╭─ COLLECTED MATERIAL
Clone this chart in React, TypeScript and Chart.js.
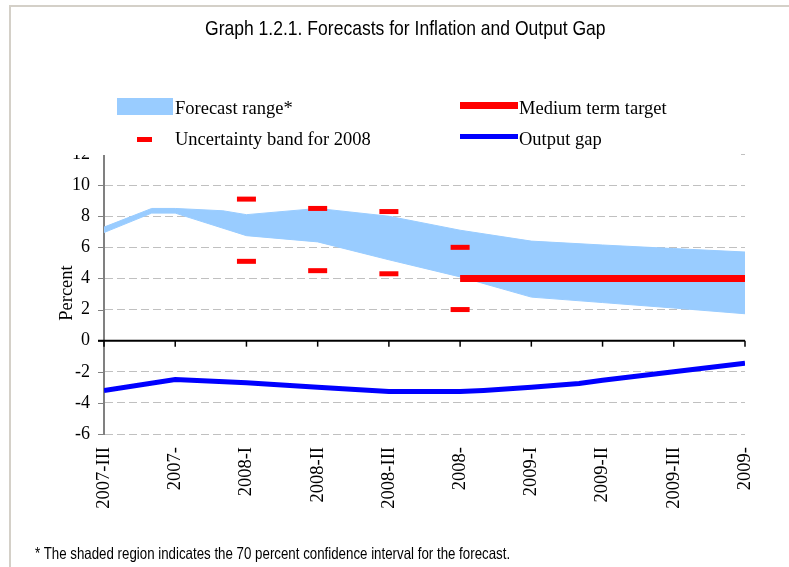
import React, { useEffect, useRef } from "react";
import { Chart, registerables } from "chart.js";
Chart.register(...registerables);

const xLabels = ["2007-III", "2007-", "2008-I", "2008-II", "2008-III", "2008-", "2009-I", "2009-II", "2009-III", "2009-"];
const yTicks = [-6, -4, -2, 0, 2, 4, 6, 8, 10, 12];

const bandUpperX = [0, 0.67, 1, 1.67, 2, 3, 4, 5, 6, 7, 8, 9];
const bandUpper = [7.3, 8.5, 8.5, 8.35, 8.1, 8.5, 8.0, 7.1, 6.4, 6.15, 5.92, 5.7];
const bandLowerX = [0, 0.67, 1, 2, 3, 4, 5, 6, 7, 8, 9];
const bandLower = [6.95, 8.2, 8.2, 6.75, 6.35, 5.2, 4.1, 2.8, 2.45, 2.1, 1.73];

const uncertaintyX = [2, 2, 3, 3, 4, 4, 5, 5];
const uncertaintyY = [9.1, 5.1, 8.5, 4.5, 8.3, 4.3, 6.0, 2.0];

const targetX = [5, 9];
const targetY = [4, 4];

const gapX = [0, 1, 2, 2.33, 3, 4, 4.33, 5, 5.33, 6, 6.67, 7, 8, 9];
const gapY = [-3.2, -2.5, -2.7, -2.8, -3.0, -3.27, -3.27, -3.27, -3.2, -3.0, -2.75, -2.55, -2.0, -1.45];

const pts = (xs: number[], ys: number[]) => xs.map((x, i) => ({ x, y: ys[i] }));

const SERIF = "'Liberation Serif', 'Times New Roman', serif";
const SANS = "'Liberation Sans', Arial, sans-serif";

const decoPlugin = {
  id: "deco",
  beforeDatasetsDraw(chart: any) {
    const { ctx, chartArea, scales } = chart;
    const xs = scales.x;
    const ys = scales.y;
    const y0 = ys.getPixelForValue(0);
    ctx.save();
    ctx.strokeStyle = "#808080";
    ctx.lineWidth = 1;
    yTicks.forEach((v) => {
      const py = Math.round(ys.getPixelForValue(v)) + 0.5;
      ctx.beginPath();
      ctx.moveTo(chartArea.left - 6, py);
      ctx.lineTo(chartArea.left, py);
      ctx.stroke();
    });
    ctx.strokeStyle = "#000";
    ctx.lineWidth = 2;
    ctx.beginPath();
    ctx.moveTo(chartArea.left - 6, y0);
    ctx.lineTo(chartArea.right, y0);
    ctx.stroke();
    ctx.lineWidth = 1.5;
    xLabels.forEach((_, i) => {
      const px = xs.getPixelForValue(i);
      ctx.beginPath();
      ctx.moveTo(px, y0);
      ctx.lineTo(px, y0 + 6);
      ctx.stroke();
    });
    ctx.restore();
  },
};

export default function App() {
  const ref = useRef<HTMLCanvasElement | null>(null);
  useEffect(() => {
    if (!ref.current) return;
    const chart = new Chart(ref.current, {
      type: "line",
      data: {
        datasets: [
          {
            label: "Output gap",
            data: pts(gapX, gapY),
            borderColor: "#0000ff",
            borderWidth: 5,
            pointRadius: 0,
            fill: false,
            tension: 0,
          },
          {
            label: "Medium term target",
            data: pts(targetX, targetY),
            borderColor: "#ff0000",
            borderWidth: 7,
            borderCapStyle: "butt",
            pointRadius: 0,
            fill: false,
          },
          {
            label: "Uncertainty band for 2008",
            data: pts(uncertaintyX, uncertaintyY),
            showLine: false,
            pointStyle: "line",
            pointRadius: 9.5,
            pointBorderWidth: 5,
            pointBorderColor: "#ff0000",
            pointBackgroundColor: "#ff0000",
            borderColor: "#ff0000",
          },
          {
            label: "Forecast range*",
            data: pts(bandUpperX, bandUpper),
            borderColor: "#99ccff",
            backgroundColor: "#99ccff",
            borderWidth: 1,
            pointRadius: 0,
            fill: "+1",
          },
          {
            label: "lower",
            data: pts(bandLowerX, bandLower),
            borderColor: "#99ccff",
            borderWidth: 1,
            pointRadius: 0,
            fill: false,
          },
        ],
      },
      options: {
        responsive: false,
        animation: false,
        devicePixelRatio: 1,
        layout: { padding: { top: 154, left: 0, right: 44, bottom: 0 } },
        plugins: { legend: { display: false }, tooltip: { enabled: false }, title: { display: false } },
        scales: {
          x: {
            type: "linear",
            min: 0,
            max: 9,
            afterFit: (s: any) => {
              s.height = 133;
            },
            afterBuildTicks: (s: any) => {
              s.ticks = xLabels.map((_, i) => ({ value: i }));
            },
            grid: { display: false, drawTicks: false },
            border: { display: false },
            ticks: {
              autoSkip: false,
              minRotation: 90,
              maxRotation: 90,
              padding: 13,
              color: "#000",
              font: { family: SERIF, size: 18.5 },
              callback: (v: any) => xLabels[Math.round(Number(v))] ?? "",
            },
          },
          y: {
            min: -6,
            max: 12,
            afterFit: (s: any) => {
              s.width = 104;
            },
            afterBuildTicks: (s: any) => {
              s.ticks = yTicks.map((v) => ({ value: v }));
            },
            grid: { color: "#c0c0c0", lineWidth: 1, drawTicks: false },
            border: { display: true, color: "#808080", width: 2, dash: [8, 4] },
            ticks: {
              padding: 14,
              color: "#000",
              font: { family: SERIF, size: 18 },
            },
          },
        },
      },
      plugins: [decoPlugin],
    });
    return () => chart.destroy();
  }, []);

  const legendText: React.CSSProperties = {
    position: "absolute",
    fontFamily: SERIF,
    fontSize: 18.5,
    lineHeight: "20px",
    whiteSpace: "nowrap",
    color: "#000",
  };

  return (
    <div style={{ position: "absolute", left: 0, top: 0, width: 789, height: 567, overflow: "hidden", background: "#fff" }}>
      <canvas ref={ref} width={789} height={567} style={{ position: "absolute", left: 0, top: 0, width: 789, height: 567 }} />
      <div style={{ position: "absolute", left: 9, top: 5, width: 800, height: 600, borderTop: "2px solid #d4d0c8", borderLeft: "2px solid #d4d0c8" }} />
      <div style={{ position: "absolute", left: 205, top: 17, fontFamily: SANS, fontSize: 21, lineHeight: "21px", whiteSpace: "nowrap", color: "#000", transform: "scaleX(0.835)", transformOrigin: "0 0" }}>
        Graph 1.2.1. Forecasts for Inflation and Output Gap
      </div>
      <div style={{ position: "absolute", left: 60, top: 70, width: 680, height: 85, background: "#fff" }} />
      <div style={{ position: "absolute", left: 117, top: 98, width: 56, height: 17, background: "#99ccff" }} />
      <div style={{ ...legendText, left: 175, top: 98 }}>Forecast range*</div>
      <div style={{ position: "absolute", left: 460, top: 102, width: 58, height: 7, background: "#ff0000" }} />
      <div style={{ ...legendText, left: 519, top: 98 }}>Medium term target</div>
      <div style={{ position: "absolute", left: 137, top: 137, width: 15, height: 5, background: "#ff0000" }} />
      <div style={{ ...legendText, left: 175, top: 129 }}>Uncertainty band for 2008</div>
      <div style={{ position: "absolute", left: 460, top: 134, width: 58, height: 5, background: "#0000ff" }} />
      <div style={{ ...legendText, left: 519, top: 129 }}>Output gap</div>
      <div
        style={{
          position: "absolute",
          left: 66 - 40,
          top: 293 - 10,
          width: 80,
          height: 20,
          lineHeight: "20px",
          textAlign: "center",
          transform: "rotate(-90deg)",
          fontFamily: SERIF,
          fontSize: 18.5,
          color: "#000",
        }}
      >
        Percent
      </div>
      <div style={{ position: "absolute", left: 35, top: 545, fontFamily: SANS, fontSize: 16.5, lineHeight: "16.5px", whiteSpace: "nowrap", color: "#000", transform: "scaleX(0.806)", transformOrigin: "0 0" }}>
        * The shaded region indicates the 70 percent confidence interval for the forecast.
      </div>
    </div>
  );
}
╰─
AIM:
Set down the material exactly, every line of it, except for the pictures.

OUTPUT:
Clone this chart in React, TypeScript and Chart.js.
import React, { useEffect, useRef } from "react";
import { Chart, registerables } from "chart.js";
Chart.register(...registerables);

const xLabels = ["2007-III", "2007-", "2008-I", "2008-II", "2008-III", "2008-", "2009-I", "2009-II", "2009-III", "2009-"];
const yTicks = [-6, -4, -2, 0, 2, 4, 6, 8, 10, 12];

const bandUpperX = [0, 0.67, 1, 1.67, 2, 3, 4, 5, 6, 7, 8, 9];
const bandUpper = [7.3, 8.5, 8.5, 8.35, 8.1, 8.5, 8.0, 7.1, 6.4, 6.15, 5.92, 5.7];
const bandLowerX = [0, 0.67, 1, 2, 3, 4, 5, 6, 7, 8, 9];
const bandLower = [6.95, 8.2, 8.2, 6.75, 6.35, 5.2, 4.1, 2.8, 2.45, 2.1, 1.73];

const uncertaintyX = [2, 2, 3, 3, 4, 4, 5, 5];
const uncertaintyY = [9.1, 5.1, 8.5, 4.5, 8.3, 4.3, 6.0, 2.0];

const targetX = [5, 9];
const targetY = [4, 4];

const gapX = [0, 1, 2, 2.33, 3, 4, 4.33, 5, 5.33, 6, 6.67, 7, 8, 9];
const gapY = [-3.2, -2.5, -2.7, -2.8, -3.0, -3.27, -3.27, -3.27, -3.2, -3.0, -2.75, -2.55, -2.0, -1.45];

const pts = (xs: number[], ys: number[]) => xs.map((x, i) => ({ x, y: ys[i] }));

const SERIF = "'Liberation Serif', 'Times New Roman', serif";
const SANS = "'Liberation Sans', Arial, sans-serif";

const decoPlugin = {
  id: "deco",
  beforeDatasetsDraw(chart: any) {
    const { ctx, chartArea, scales } = chart;
    const xs = scales.x;
    const ys = scales.y;
    const y0 = ys.getPixelForValue(0);
    ctx.save();
    ctx.strokeStyle = "#808080";
    ctx.lineWidth = 1;
    yTicks.forEach((v) => {
      const py = Math.round(ys.getPixelForValue(v)) + 0.5;
      ctx.beginPath();
      ctx.moveTo(chartArea.left - 6, py);
      ctx.lineTo(chartArea.left, py);
      ctx.stroke();
    });
    ctx.strokeStyle = "#000";
    ctx.lineWidth = 2;
    ctx.beginPath();
    ctx.moveTo(chartArea.left - 6, y0);
    ctx.lineTo(chartArea.right, y0);
    ctx.stroke();
    ctx.lineWidth = 1.5;
    xLabels.forEach((_, i) => {
      const px = xs.getPixelForValue(i);
      ctx.beginPath();
      ctx.moveTo(px, y0);
      ctx.lineTo(px, y0 + 6);
      ctx.stroke();
    });
    ctx.restore();
  },
};

export default function App() {
  const ref = useRef<HTMLCanvasElement | null>(null);
  useEffect(() => {
    if (!ref.current) return;
    const chart = new Chart(ref.current, {
      type: "line",
      data: {
        datasets: [
          {
            label: "Output gap",
            data: pts(gapX, gapY),
            borderColor: "#0000ff",
            borderWidth: 5,
            pointRadius: 0,
            fill: false,
            tension: 0,
          },
          {
            label: "Medium term target",
            data: pts(targetX, targetY),
            borderColor: "#ff0000",
            borderWidth: 7,
            borderCapStyle: "butt",
            pointRadius: 0,
            fill: false,
          },
          {
            label: "Uncertainty band for 2008",
            data: pts(uncertaintyX, uncertaintyY),
            showLine: false,
            pointStyle: "line",
            pointRadius: 9.5,
            pointBorderWidth: 5,
            pointBorderColor: "#ff0000",
            pointBackgroundColor: "#ff0000",
            borderColor: "#ff0000",
          },
          {
            label: "Forecast range*",
            data: pts(bandUpperX, bandUpper),
            borderColor: "#99ccff",
            backgroundColor: "#99ccff",
            borderWidth: 1,
            pointRadius: 0,
            fill: "+1",
          },
          {
            label: "lower",
            data: pts(bandLowerX, bandLower),
            borderColor: "#99ccff",
            borderWidth: 1,
            pointRadius: 0,
            fill: false,
          },
        ],
      },
      options: {
        responsive: false,
        animation: false,
        devicePixelRatio: 1,
        layout: { padding: { top: 154, left: 0, right: 44, bottom: 0 } },
        plugins: { legend: { display: false }, tooltip: { enabled: false }, title: { display: false } },
        scales: {
          x: {
            type: "linear",
            min: 0,
            max: 9,
            afterFit: (s: any) => {
              s.height = 133;
            },
            afterBuildTicks: (s: any) => {
              s.ticks = xLabels.map((_, i) => ({ value: i }));
            },
            grid: { display: false, drawTicks: false },
            border: { display: false },
            ticks: {
              autoSkip: false,
              minRotation: 90,
              maxRotation: 90,
              padding: 13,
              color: "#000",
              font: { family: SERIF, size: 18.5 },
              callback: (v: any) => xLabels[Math.round(Number(v))] ?? "",
            },
          },
          y: {
            min: -6,
            max: 12,
            afterFit: (s: any) => {
              s.width = 104;
            },
            afterBuildTicks: (s: any) => {
              s.ticks = yTicks.map((v) => ({ value: v }));
            },
            grid: { color: "#c0c0c0", lineWidth: 1, drawTicks: false },
            border: { display: true, color: "#808080", width: 2, dash: [8, 4] },
            ticks: {
              padding: 14,
              color: "#000",
              font: { family: SERIF, size: 18 },
            },
          },
        },
      },
      plugins: [decoPlugin],
    });
    return () => chart.destroy();
  }, []);

  const legendText: React.CSSProperties = {
    position: "absolute",
    fontFamily: SERIF,
    fontSize: 18.5,
    lineHeight: "20px",
    whiteSpace: "nowrap",
    color: "#000",
  };

  return (
    <div style={{ position: "absolute", left: 0, top: 0, width: 789, height: 567, overflow: "hidden", background: "#fff" }}>
      <canvas ref={ref} width={789} height={567} style={{ position: "absolute", left: 0, top: 0, width: 789, height: 567 }} />
      <div style={{ position: "absolute", left: 9, top: 5, width: 800, height: 600, borderTop: "2px solid #d4d0c8", borderLeft: "2px solid #d4d0c8" }} />
      <div style={{ position: "absolute", left: 205, top: 17, fontFamily: SANS, fontSize: 21, lineHeight: "21px", whiteSpace: "nowrap", color: "#000", transform: "scaleX(0.835)", transformOrigin: "0 0" }}>
        Graph 1.2.1. Forecasts for Inflation and Output Gap
      </div>
      <div style={{ position: "absolute", left: 60, top: 70, width: 680, height: 85, background: "#fff" }} />
      <div style={{ position: "absolute", left: 117, top: 98, width: 56, height: 17, background: "#99ccff" }} />
      <div style={{ ...legendText, left: 175, top: 98 }}>Forecast range*</div>
      <div style={{ position: "absolute", left: 460, top: 102, width: 58, height: 7, background: "#ff0000" }} />
      <div style={{ ...legendText, left: 519, top: 98 }}>Medium term target</div>
      <div style={{ position: "absolute", left: 137, top: 137, width: 15, height: 5, background: "#ff0000" }} />
      <div style={{ ...legendText, left: 175, top: 129 }}>Uncertainty band for 2008</div>
      <div style={{ position: "absolute", left: 460, top: 134, width: 58, height: 5, background: "#0000ff" }} />
      <div style={{ ...legendText, left: 519, top: 129 }}>Output gap</div>
      <div
        style={{
          position: "absolute",
          left: 66 - 40,
          top: 293 - 10,
          width: 80,
          height: 20,
          lineHeight: "20px",
          textAlign: "center",
          transform: "rotate(-90deg)",
          fontFamily: SERIF,
          fontSize: 18.5,
          color: "#000",
        }}
      >
        Percent
      </div>
      <div style={{ position: "absolute", left: 35, top: 545, fontFamily: SANS, fontSize: 16.5, lineHeight: "16.5px", whiteSpace: "nowrap", color: "#000", transform: "scaleX(0.806)", transformOrigin: "0 0" }}>
        * The shaded region indicates the 70 percent confidence interval for the forecast.
      </div>
    </div>
  );
}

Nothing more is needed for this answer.